Parsing break and continue

This time around I covered the code generation side before the parsing, but now it’s time to get to the parsing of these new keywords. Luckily the syntax is either break ; or continue ;. So it would seem that they should be easy to parse. There is, of course, a small wrinkle.
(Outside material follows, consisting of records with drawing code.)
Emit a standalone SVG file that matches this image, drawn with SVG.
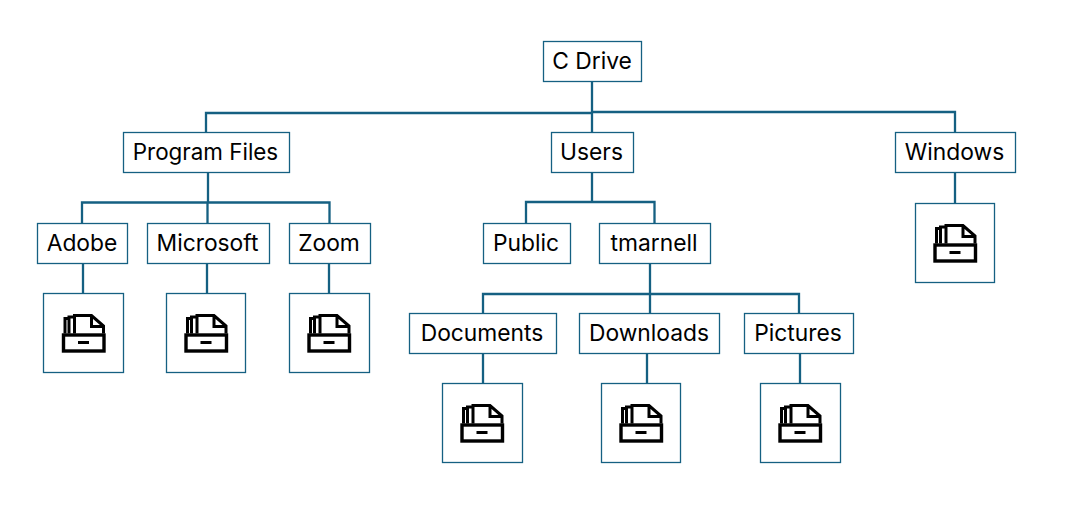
<svg xmlns="http://www.w3.org/2000/svg" width="1078" height="515" viewBox="0 0 1078 515">
<style>
.b{fill:#fff;stroke:#156082;stroke-width:1.3}
.c{fill:none;stroke:#156082;stroke-width:2.300}
text{font-family:Inter,"Noto Sans","Liberation Sans",sans-serif;font-size:22.800px;fill:#000;text-anchor:middle}
.i{fill:none;stroke:#000;stroke-width:3.400}
.t{fill:none;stroke:#000;stroke-width:3}
</style>
<defs>
<g id="tray">
<rect class="i" x="20" y="41.500" width="40.500" height="16"/>
<rect x="34.500" y="47.500" width="11" height="3" fill="#000"/>
<path class="t" d="M21.500 40V25H25.500M25.500 40V23.500H31M31 40V22H48L60 32.500V40M48 22V33H60"/>
</g>
</defs>
<rect width="1078" height="515" fill="#fff"/>
<g id="connectors">
<path class="c" d="M592 81.500V132.500M592 113H206V132.500M592 112H955V132.500"/>
<path class="c" d="M208 172.500V202.500M82 223.500V202.500H329.500V223.500M207.500 202.500V223.500"/>
<path class="c" d="M592 172.500V202M526 223.500V202H654.500V223.500"/>
<path class="c" d="M650 263.500V294M483 313.500V294H799V313.500M650 294V313.500"/>
<path class="c" d="M955 172.500V203.500M83 263.500V293.500M207 263.500V293.500M329 263.500V293.500"/>
<path class="c" d="M483 353.500V383.500M647 353.500V383.500M800 353.500V383.500"/>
</g>
<g id="c-drive"><rect class="b" x="543.500" y="41.500" width="98" height="40"/><text x="592" y="69">C Drive</text></g>
<g id="program-files"><rect class="b" x="123.500" y="132.500" width="166" height="40"/><text x="205.500" y="160" font-size="22.400" style="font-size:22.400px">Program Files</text></g>
<g id="users"><rect class="b" x="551.500" y="132.500" width="82" height="40"/><text x="591.500" y="160">Users</text></g>
<g id="windows"><rect class="b" x="895.500" y="132.500" width="120" height="40"/><text x="954.500" y="160">Windows</text></g>
<g id="adobe"><rect class="b" x="37.500" y="223.500" width="90" height="40"/><text x="82" y="251">Adobe</text></g>
<g id="microsoft"><rect class="b" x="147.500" y="223.500" width="122" height="40"/><text x="207.500" y="251">Microsoft</text></g>
<g id="zoom"><rect class="b" x="289.500" y="223.500" width="81" height="40"/><text x="329" y="251">Zoom</text></g>
<g id="public"><rect class="b" x="483.500" y="223.500" width="87" height="40"/><text x="526" y="251">Public</text></g>
<g id="tmarnell"><rect class="b" x="599.500" y="223.500" width="111" height="40"/><text x="654" y="251">tmarnell</text></g>
<g id="documents"><rect class="b" x="409.500" y="313.500" width="147" height="40"/><text x="482" y="341">Documents</text></g>
<g id="downloads"><rect class="b" x="579.500" y="313.500" width="140" height="40"/><text x="649" y="341">Downloads</text></g>
<g id="pictures"><rect class="b" x="744.500" y="313.500" width="109" height="40"/><text x="798" y="341">Pictures</text></g>
<g id="folder-adobe"><rect class="b" x="43.500" y="293.500" width="80" height="79"/><use href="#tray" x="43.500" y="293.500"/></g>
<g id="folder-microsoft"><rect class="b" x="166.500" y="293.500" width="79" height="79"/><use href="#tray" x="166" y="293.500"/></g>
<g id="folder-zoom"><rect class="b" x="289.500" y="293.500" width="80" height="79"/><use href="#tray" x="289" y="293.500"/></g>
<g id="folder-windows"><rect class="b" x="915.500" y="203.500" width="79" height="79"/><use href="#tray" x="915" y="203.500"/></g>
<g id="folder-documents"><rect class="b" x="442.500" y="383.500" width="80" height="79"/><use href="#tray" x="442" y="383.500"/></g>
<g id="folder-downloads"><rect class="b" x="601.500" y="383.500" width="79" height="79"/><use href="#tray" x="601" y="383.500"/></g>
<g id="folder-pictures"><rect class="b" x="760.500" y="383.500" width="80" height="79"/><use href="#tray" x="760" y="383.500"/></g>
</svg>
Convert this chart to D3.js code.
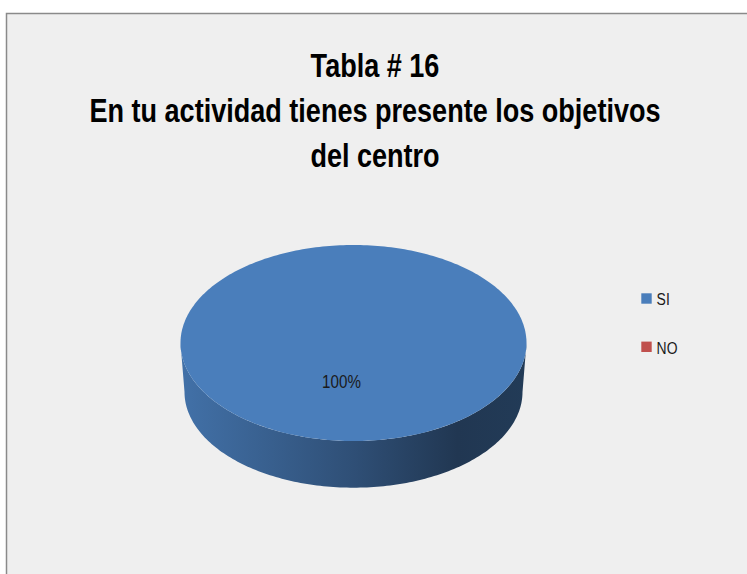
<!DOCTYPE html>
<html>
<head>
<meta charset="utf-8">
<title>Tabla # 16</title>
<script src="https://cdn.jsdelivr.net/npm/d3@7"></script>
<style>
  body { margin: 0; background: #fff; }
  text { font-family: "Liberation Sans", Arial, sans-serif; }
</style>
</head>
<body>
<script>
var categories = ["SI", "NO"];
var values = [100, 0];
var colors = ["#4a7ebb", "#c0504d"];
var titleLines = ["Tabla # 16", "En tu actividad tienes presente los objetivos", "del centro"];

var width = 747, height = 574;
var squeeze = 0.82; // narrow the text like the original condensed face

// top and bottom ellipse of the 3d pie
var topE = {cx: 353.5, cy: 343, rx: 173, ry: 98};
var botE = {cx: 353.5, cy: 392, rx: 169, ry: 95.7};

var svg = d3.select("body").append("svg")
    .attr("width", width)
    .attr("height", height);

svg.append("rect")
    .attr("x", 6.5).attr("y", 13.5)
    .attr("width", width + 10).attr("height", height + 10)
    .attr("fill", "#efefef")
    .attr("stroke", "#8a8a8a")
    .attr("stroke-width", 1.5);

function at(x, y) {
    return "translate(" + x + "," + y + ") scale(" + squeeze + ",1)";
}

// title
svg.append("g").selectAll("text")
    .data(titleLines)
    .enter().append("text")
    .attr("transform", function (d, i) { return at(375, 77 + i * 45); })
    .attr("text-anchor", "middle")
    .attr("font-size", 33)
    .attr("font-weight", "bold")
    .attr("fill", "#000")
    .text(function (d) { return d; });

var pie = d3.pie().sort(null);
var arcs = pie(values);
var total = d3.sum(values);

function pt(e, a) {
    return [e.cx + e.rx * Math.sin(a), e.cy - e.ry * Math.cos(a)];
}
function ring(e, a0, a1) {
    var n = Math.max(2, Math.ceil(Math.abs(a1 - a0) / 0.02));
    return d3.range(n + 1).map(function (i) { return pt(e, a0 + (a1 - a0) * i / n); });
}
var line = d3.line();

var defs = svg.append("defs");
arcs.forEach(function (d, i) {
    var c = d3.color(colors[i]);
    var g = defs.append("linearGradient")
        .attr("id", "side" + i)
        .attr("gradientUnits", "userSpaceOnUse")
        .attr("x1", topE.cx - topE.rx).attr("x2", topE.cx + topE.rx)
        .attr("y1", 0).attr("y2", 0);
    [[0, 0.3], [0.5, 1.3], [0.8, 2.3], [1, 2.15]].forEach(function (s) {
        g.append("stop").attr("offset", s[0]).attr("stop-color", c.darker(s[1]));
    });
});

// sides (front half only)
arcs.forEach(function (d, i) {
    var a0 = Math.max(d.startAngle, Math.PI / 2),
        a1 = Math.min(d.endAngle, 3 * Math.PI / 2);
    if (a1 <= a0) return;
    var pts = ring(topE, a0, a1).concat(ring(botE, a1, a0));
    svg.append("path")
        .attr("d", line(pts) + "Z")
        .attr("fill", "url(#side" + i + ")");
});

// top faces
arcs.forEach(function (d, i) {
    if (d.endAngle - d.startAngle <= 0) return;
    var pts = ring(topE, d.startAngle, d.endAngle);
    if (d.endAngle - d.startAngle < 2 * Math.PI - 1e-6) pts.unshift([topE.cx, topE.cy]);
    svg.append("path")
        .attr("d", line(pts) + "Z")
        .attr("fill", colors[i]);
});

// data labels
var fmt = d3.format(".0%");
arcs.forEach(function (d, i) {
    if (d.value <= 0) return;
    var mid = (d.startAngle + d.endAngle) / 2;
    var p = [topE.cx + 0.39 * topE.rx * Math.sin(mid), topE.cy - 0.39 * topE.ry * Math.cos(mid)];
    svg.append("text")
        .attr("transform", at(p[0] - 12, p[1]))
        .attr("dy", "0.35em")
        .attr("text-anchor", "middle")
        .attr("font-size", 18.5)
        .attr("fill", "#1a1a1a")
        .text(fmt(d.value / total));
});

// legend
var ly = d3.scalePoint().domain(categories).range([293.3, 341.6]);
var legend = svg.append("g").selectAll("g")
    .data(categories)
    .enter().append("g")
    .attr("transform", function (d) { return "translate(641.3," + ly(d) + ")"; });
legend.append("rect")
    .attr("width", 10.4).attr("height", 10.4)
    .attr("fill", function (d, i) { return colors[i]; });
legend.append("text")
    .attr("transform", at(15.3, 12))
    .attr("font-size", 17)
    .attr("fill", "#1a1a1a")
    .text(function (d) { return d; });
</script>
</body>
</html>
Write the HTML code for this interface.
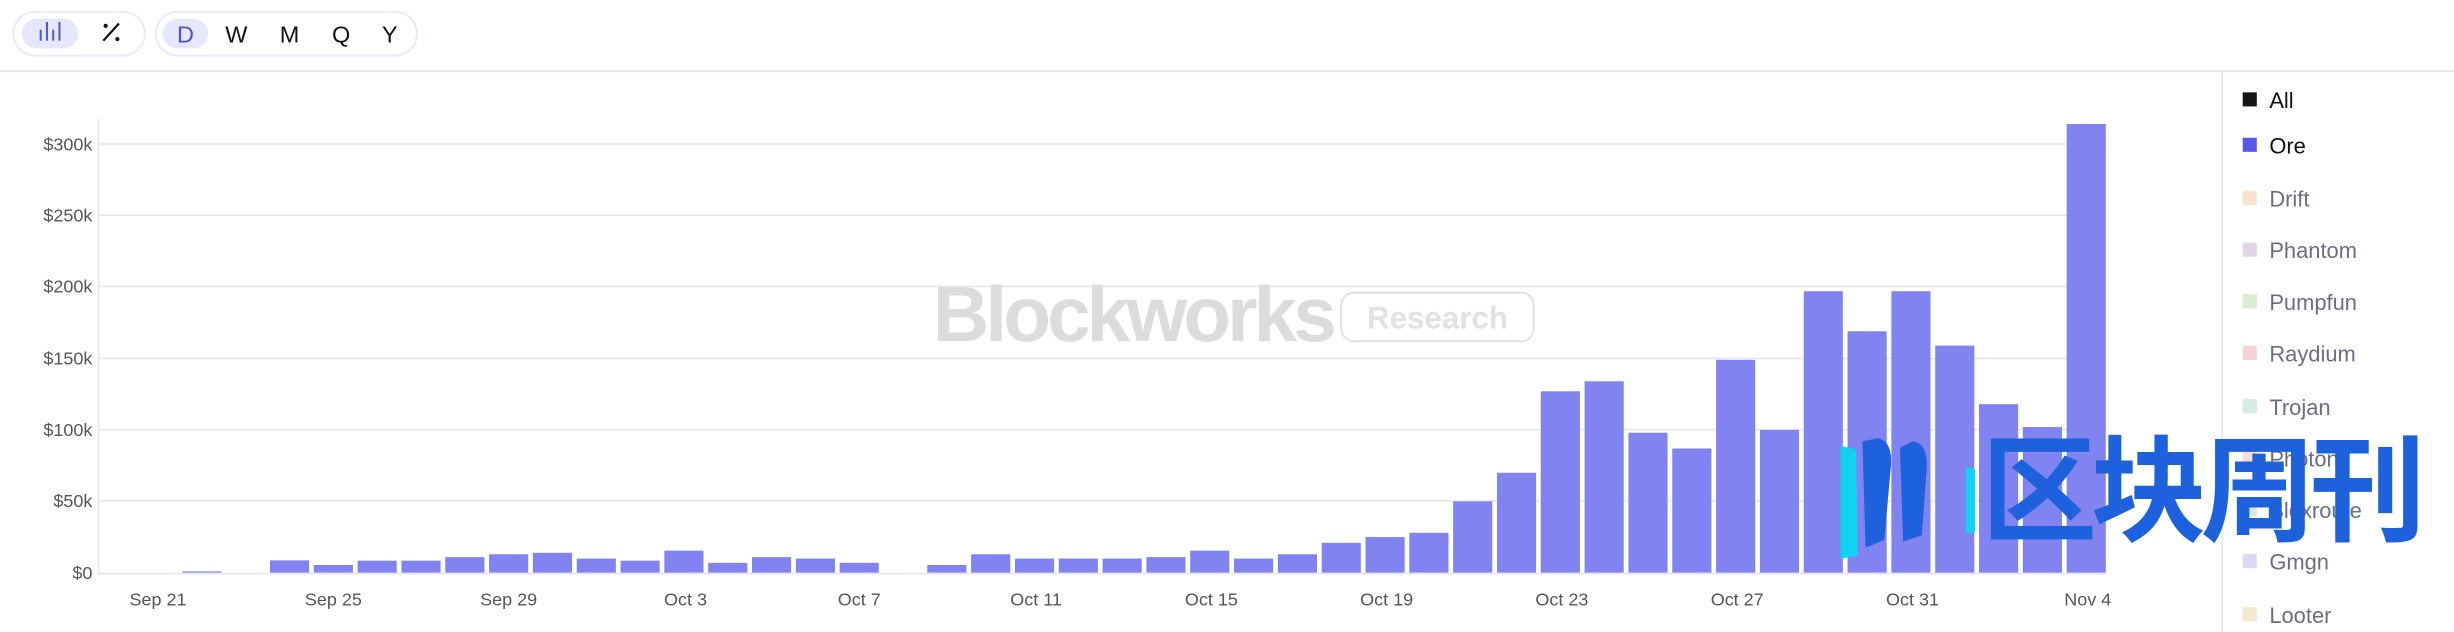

We parse individual statements in single_statement() in stmt.c, so the change is small:

    case T_BREAK:
      return (break_statement());
    case T_CONTINUE:
      return (continue_statement());

with a slight change in compound_statement() to ensure that the statement is followed by a semicolon:

compound_statement(void) {
  struct ASTnode *left = NULL;
  struct ASTnode *tree;

  ...
  while (1) {
    // Parse a single statement
    tree = single_statement();

    // Some statements must be followed by a semicolon
    if (tree != NULL && (tree->op == A_ASSIGN || tree->op == A_RETURN
                         || tree->op == A_FUNCCALL || tree->op == A_BREAK
                         || tree->op == A_CONTINUE))
      semi();
    ...
}

Now the wrinkle. This following program is not legal:

int main() {
  break;
}

as there is no loop to break out of. We need to track the depth of the loops we are parsing, and only allow a break or continue statement when the depth is not zero. Thus, the functions to parse these keywords look like:

// Parse a break statement and return its AST
static struct ASTnode *break_statement(void) {

  if (Looplevel == 0)
    fatal("no loop to break out from");
  scan(&Token);
  return (mkastleaf(A_BREAK, 0, NULL, 0));
}

// continue_statement: 'continue' ;
//
// Parse a continue statement and return its AST
static struct ASTnode *continue_statement(void) {

  if (Looplevel == 0)
    fatal("no loop to continue to");
  scan(&Token);
  return (mkastleaf(A_CONTINUE, 0, NULL, 0));
}

Loop Levels

We are going to need a Looplevel variable to track the level of the loops being parsed. This is in data.h:

extern_ int Looplevel;                  // Depth of nested loops

We need to set the level up as required. Each time we start a new function, the level is set to zero (in decl.c):

// Parse the declaration of function.
struct ASTnode *function_declaration(int type) {
  ...
  // Get the AST tree for the compound statement and mark
  // that we have parsed no loops yet
  Looplevel= 0;
  tree = compound_statement();
  ...
}

Now, each time we parse a loop, we increment the loop level for the loop’s body (in stmt.c):

// Parse a WHILE statement and return its AST
static struct ASTnode *while_statement(void) {
  ...
  // Get the AST for the compound statement.
  // Update the loop depth in the process
  Looplevel++;
  bodyAST = compound_statement();
  Looplevel--;
  ...
}

// Parse a FOR statement and return its AST
static struct ASTnode *for_statement(void) {
  ...
  // Get the compound statement which is the body
  // Update the loop depth in the process
  Looplevel++;
  bodyAST = compound_statement();
  Looplevel--;
  ...
}

And this gives us the ability to determine if we are inside a loop or not inside a loop.

The Test Code

Here is the test code, tests/input71.c:

#include <stdio.h>

int main() {
  int x;
  x = 0;
  while (x < 100) {
    if (x == 5) { x = x + 2; continue; }
    printf("%d\n", x);
    if (x == 14) { break; }
    x = x + 1;
  }
  printf("Done\n");
  return (0);
}

As I still haven’t solved the “dangling else” problem, the break statement has to enclosed in ‘{‘ … ‘}’ to make it into a compound statement. Apart from that, the code works as expected:

0
1
2
3
4
7
8
9
10
11
12
13
14
Done

Conclusion and What’s Next

I knew that adding support for break and continue was going to be easier than it was for my earlier compiler, because of the AST. However, there were still some minor issues and wrinkles that we had to deal with in the process of implementing them.

Now that we have the break keyword in the language, I will attempt to add switch statements in the next part of our compiler writing journey. This is going to require the addition of switch jump tables, and I know this is going to be complicated. So get ready for an interesting next step.